There are a few things that will always make me think of my grandma Mimi- homemade preserves, fresh crepes, the famous buche de noel and of course bruschetta. She is a marvel in the kitchen, she takes the simplest ingredients and whips together the most delicious food. She is the inspiration behind my cooking, having been so from the start.
2 garlic cloves
3/4 tablespoon apple cider vinegar
2 tablespoons olive oil
2 vine ripe tomatoes, diced into bite sized pieces
1 tablespoons basil, minced
Hefty pinch of coarse salt
1/2 baguette or GF alternative, cut into 1/2 pieces
Using the back of your knife, smash the garlic. Remove the skin from the smashed clove before giving it a rough dice through.

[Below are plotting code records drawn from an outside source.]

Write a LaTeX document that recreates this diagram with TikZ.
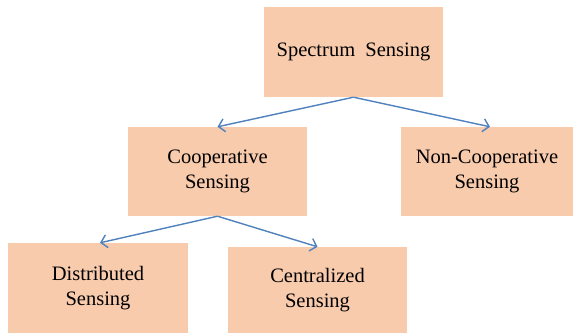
\documentclass[tikz,border=0pt]{standalone}
\usepackage{fontspec}
\setmainfont{Liberation Serif}
\usetikzlibrary{arrows.meta}

\definecolor{peach}{HTML}{F8CBAD}
\definecolor{linkblue}{HTML}{4F81BD}

\begin{document}
\begin{tikzpicture}[
    x=1pt, y=-1pt, % pixel-like units, y grows downwards
    box/.style={
        fill=peach, % light orange fill, no border
        align=center, % Center text within nodes
        inner sep=0pt,
        font=\fontsize{20.5}{25}\selectfont
    },
    link/.style={draw=linkblue, line width=1.4pt, -{Straight Barb[length=6pt,width=13pt]}}
]
\useasboundingbox (0,0) rectangle (573,333);

% top level
\node[box, minimum width=179pt, minimum height=90pt] (spec) at (353.5,52) {Spectrum\ \ Sensing};

% second level
\node[box, minimum width=179pt, minimum height=89pt] (coop) at (217.5,171.5) {Cooperative\\Sensing};
\node[box, minimum width=172pt, minimum height=89pt] (noncoop) at (487,171.5) {Non-Cooperative\\Sensing};

% third level
\node[box, minimum width=180pt, minimum height=90pt] (dist) at (98,288) {Distributed\\Sensing};
\node[box, minimum width=179pt, minimum height=86pt] (cent) at (317.5,290) {Centralized\\Sensing};

\draw[link] (spec.south) -- (coop.north);
\draw[link] (spec.south) -- ([xshift=3pt]noncoop.north);
\draw[link] (coop.south) -- ([xshift=2pt]dist.north);
\draw[link] (coop.south) -- (cent.north);
\end{tikzpicture}
\end{document}
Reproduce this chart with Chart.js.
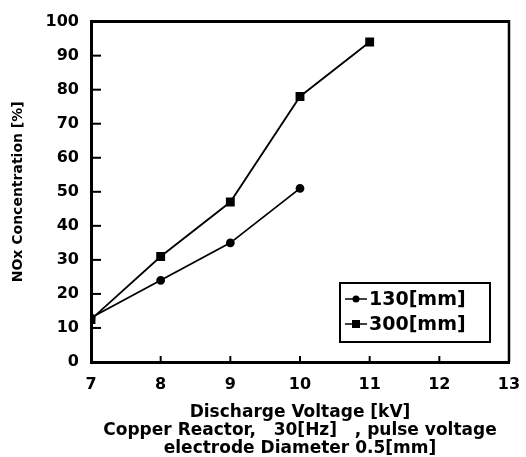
<!DOCTYPE html>
<html><head><meta charset="utf-8">
<script src="https://cdn.jsdelivr.net/npm/chart.js@4"></script>
<style>html,body{margin:0;padding:0;background:#fff;}#wrap{width:526px;height:457px;}</style>
</head><body><div id="wrap"><canvas id="c" width="526" height="457"></canvas></div>
<script>
const voltage130 = [7, 8, 9, 10];
const nox130 = [13, 24, 35, 51];
const voltage300 = [7, 8, 9, 10, 11];
const nox300 = [12.5, 31, 47, 78, 94];
const seriesLabels = ['130[mm]', '300[mm]'];
const xTitleLines = ['Discharge Voltage [kV]', 'Copper Reactor,   30[Hz]   , pulse voltage', 'electrode Diameter 0.5[mm]'];
const yTitle = 'NOx Concentration [%]';

const FONT = '"DejaVu Sans", sans-serif';

const innerTicks = {
  id: 'innerTicks',
  afterDraw(chart) {
    const {ctx, chartArea: a, scales: {x, y}} = chart;
    ctx.save();
    ctx.strokeStyle = '#000';
    ctx.lineWidth = 3;
    ctx.beginPath(); ctx.moveTo(a.left, a.top); ctx.lineTo(a.right, a.top); ctx.stroke();
    ctx.lineWidth = 2.5;
    ctx.beginPath(); ctx.moveTo(a.right, a.top - 1.5); ctx.lineTo(a.right, a.bottom); ctx.stroke();
    ctx.lineWidth = 2;
    y.ticks.forEach(t => {
      if (t.value <= y.min || t.value >= y.max) return;
      const py = y.getPixelForValue(t.value);
      ctx.beginPath(); ctx.moveTo(a.left, py); ctx.lineTo(a.left + 10, py); ctx.stroke();
    });
    x.ticks.forEach(t => {
      if (t.value <= x.min || t.value >= x.max) return;
      const px = x.getPixelForValue(t.value);
      ctx.beginPath(); ctx.moveTo(px, a.bottom); ctx.lineTo(px, a.bottom - 6); ctx.stroke();
    });
    const lx = 340, ly = 283, lw = 150, lh = 59;
    ctx.lineWidth = 2;
    ctx.strokeRect(lx, ly, lw, lh);
    ctx.font = 'bold 19px ' + FONT;
    ctx.textBaseline = 'middle';
    ctx.fillStyle = '#000';
    chart.data.datasets.forEach((ds, i) => {
      const yy = ly + 16 + i * 25;
      ctx.lineWidth = 1.5;
      ctx.beginPath(); ctx.moveTo(lx + 5, yy); ctx.lineTo(lx + 27, yy); ctx.stroke();
      if (ds.pointStyle === 'rect') ctx.fillRect(lx + 12, yy - 4, 8, 8);
      else { ctx.beginPath(); ctx.arc(lx + 16, yy, 3.5, 0, Math.PI * 2); ctx.fill(); }
      ctx.fillText(ds.label, lx + 29, yy + 1);
    });
    ctx.restore();
  }
};

new Chart(document.getElementById('c'), {
  type: 'scatter',
  data: {
    datasets: [
      { label: seriesLabels[0], data: voltage130.map((v, i) => ({x: v, y: nox130[i]})),
        showLine: true, borderColor: '#000', backgroundColor: '#000', borderWidth: 1.8,
        pointStyle: 'circle', pointRadius: 3.5, pointHoverRadius: 3.5 },
      { label: seriesLabels[1], data: voltage300.map((v, i) => ({x: v, y: nox300[i]})),
        showLine: true, borderColor: '#000', backgroundColor: '#000', borderWidth: 1.8,
        pointStyle: 'rect', pointRadius: 5, pointHoverRadius: 5 }
    ]
  },
  options: {
    responsive: false, animation: false, devicePixelRatio: 1,
    layout: { padding: { left: 6, top: 17, right: 17, bottom: 0 } },
    plugins: { legend: { display: false }, tooltip: { enabled: false } },
    scales: {
      x: {
        type: 'linear', min: 7, max: 13,
        ticks: { stepSize: 1, color: '#000', font: { family: FONT, weight: 'bold', size: 16 }, padding: 13 },
        grid: { drawOnChartArea: false, drawTicks: false },
        border: { color: '#000', width: 3 },
        title: { display: true, text: xTitleLines, color: '#000', font: { family: FONT, weight: 'bold', size: 17, lineHeight: 1.06 }, padding: { top: 0, bottom: -1 } },
        afterFit(s) { s.height = 95; s.paddingRight = 0; s.paddingLeft = 0; }
      },
      y: {
        min: 0, max: 100,
        ticks: { stepSize: 10, color: '#000', font: { family: FONT, weight: 'bold', size: 16 }, padding: 12 },
        grid: { drawOnChartArea: false, drawTicks: false },
        border: { color: '#000', width: 3 },
        title: { display: true, text: yTitle, color: '#000', font: { family: FONT, weight: 'bold', size: 14 }, padding: { bottom: 8 } },
        afterFit(s) { s.width = 85; }
      }
    }
  },
  plugins: [innerTicks]
});
</script></body></html>
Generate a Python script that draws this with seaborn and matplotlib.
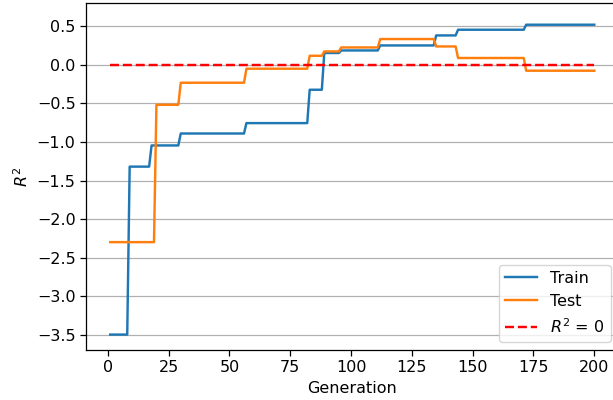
import numpy as np
import pandas as pd
import matplotlib
matplotlib.use("Agg")
import matplotlib.pyplot as plt
import seaborn as sns

# Step data: generation where each level starts, and the level value
train_starts = [1, 9, 18, 30, 57, 83, 89, 96, 112, 135, 144, 172]
train_values = [-3.50, -1.32, -1.045, -0.89, -0.755, -0.322, 0.155, 0.188, 0.253, 0.383, 0.457, 0.522]
test_starts = [1, 20, 30, 57, 83, 89, 96, 112, 135, 144, 172]
test_values = [-2.30, -0.517, -0.231, -0.049, 0.119, 0.175, 0.227, 0.336, 0.24, 0.09, -0.075]
n_generations = 200


def expand(starts, values, n):
    ends = starts[1:] + [n + 1]
    counts = [e - s for s, e in zip(starts, ends)]
    return np.repeat(values, counts)


gens = np.arange(1, n_generations + 1)
df = pd.DataFrame({
    "Generation": np.concatenate([gens, gens]),
    "R2": np.concatenate([expand(train_starts, train_values, n_generations),
                          expand(test_starts, test_values, n_generations)]),
    "Set": ["Train"] * n_generations + ["Test"] * n_generations,
})

FS = 11.5
fig = plt.figure(figsize=(6.13, 4.0), dpi=100)
ax = fig.add_axes([86 / 613, 50 / 400, 532.5 / 613, 346.7 / 400])

sns.lineplot(data=df, x="Generation", y="R2", hue="Set",
             palette=["#1f77b4", "#ff7f0e"], linewidth=1.75, ax=ax)
ax.plot(gens, np.zeros_like(gens, dtype=float), "r--", linewidth=1.75, label="$R^2$ = 0")

ax.set_ylim(-3.70, 0.80)
ax.set_xlim(-8.95, 209.95)
ax.set_yticks([0.5, 0.0, -0.5, -1.0, -1.5, -2.0, -2.5, -3.0, -3.5])
ax.set_xticks([0, 25, 50, 75, 100, 125, 150, 175, 200])
ax.grid(axis="y", color="#b0b0b0", linewidth=0.9)
ax.set_axisbelow(True)
ax.set_xlabel("Generation", fontsize=FS)
ax.set_ylabel("$R^2$", fontsize=FS)
ax.tick_params(labelsize=FS, length=4, width=0.9)
for s in ax.spines.values():
    s.set_linewidth(0.9)

handles, labels = ax.get_legend_handles_labels()
ax.legend(handles, labels, loc="lower right", fontsize=FS)

fig.savefig("out.png", dpi=100)
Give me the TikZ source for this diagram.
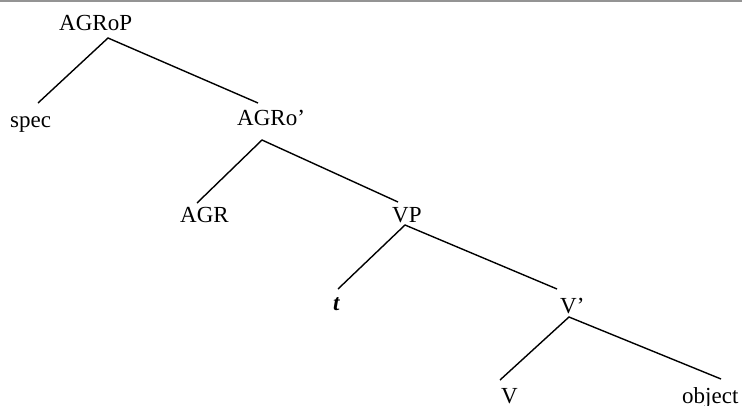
\documentclass[tikz,border=0pt]{standalone}
\usepackage{fontspec}
\setmainfont{Liberation Serif}
\begin{document}
\begin{tikzpicture}[x=1pt,y=-1pt,
  lbl/.style={anchor=base west,inner sep=0pt,font=\fontsize{23}{28}\selectfont},
  branch/.style={line width=1.4pt,black}]
\useasboundingbox (0,0) rectangle (742,405);
\fill[black!42] (0,0) rectangle (742,1.8);
% labels
\node[lbl] (agrop) at (59,30) {AGRoP};
\node[lbl] (spec) at (10,127) {spec};
\node[lbl] (agro) at (237,125) {AGRo’};
\node[lbl] (agr) at (180,222) {AGR};
\node[lbl] (vp) at (392,222) {VP};
\node[lbl] (t) at (333,310) {\textbf{\textit{t}}};
\node[lbl] (vbar) at (560,313) {V’};
\node[lbl] (v) at (501,403) {V};
\node[lbl] (obj) at (682,403) {object};
% branch points
\coordinate (a1) at (108,38);
\coordinate (s1) at (38,103);
\coordinate (o1) at (258,103);
\coordinate (a2) at (262,140);
\coordinate (g2) at (197,203);
\coordinate (p2) at (398,202);
\coordinate (a3) at (405,225);
\coordinate (t3) at (338,289);
\coordinate (b3) at (557,289);
\coordinate (a4) at (569,317);
\coordinate (v4) at (500,380);
\coordinate (j4) at (721,379);
\draw[branch] (s1) -- (a1) -- (o1);
\draw[branch] (g2) -- (a2) -- (p2);
\draw[branch] (t3) -- (a3) -- (b3);
\draw[branch] (v4) -- (a4) -- (j4);
\end{tikzpicture}
\end{document}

In a bowl whisk together the vinegar and olive oil. Add the garlic to the bowl along with the diced tomatoes, basil, and a pinch of coarse salt. Place the bowl in the refrigerator to allow the flavors to marinate for a minimum of 30 minutes.
Place the baguette slices on a dry baking sheet and place in the oven, leaving the oven door ajar, broil until the tops are crispy and golden brown, no more than a minute or two.
Remove the toasted banquette slices from the oven and top with the tomatoes, drizzle with a little sauce from the bottom of the bowl and serve immediately.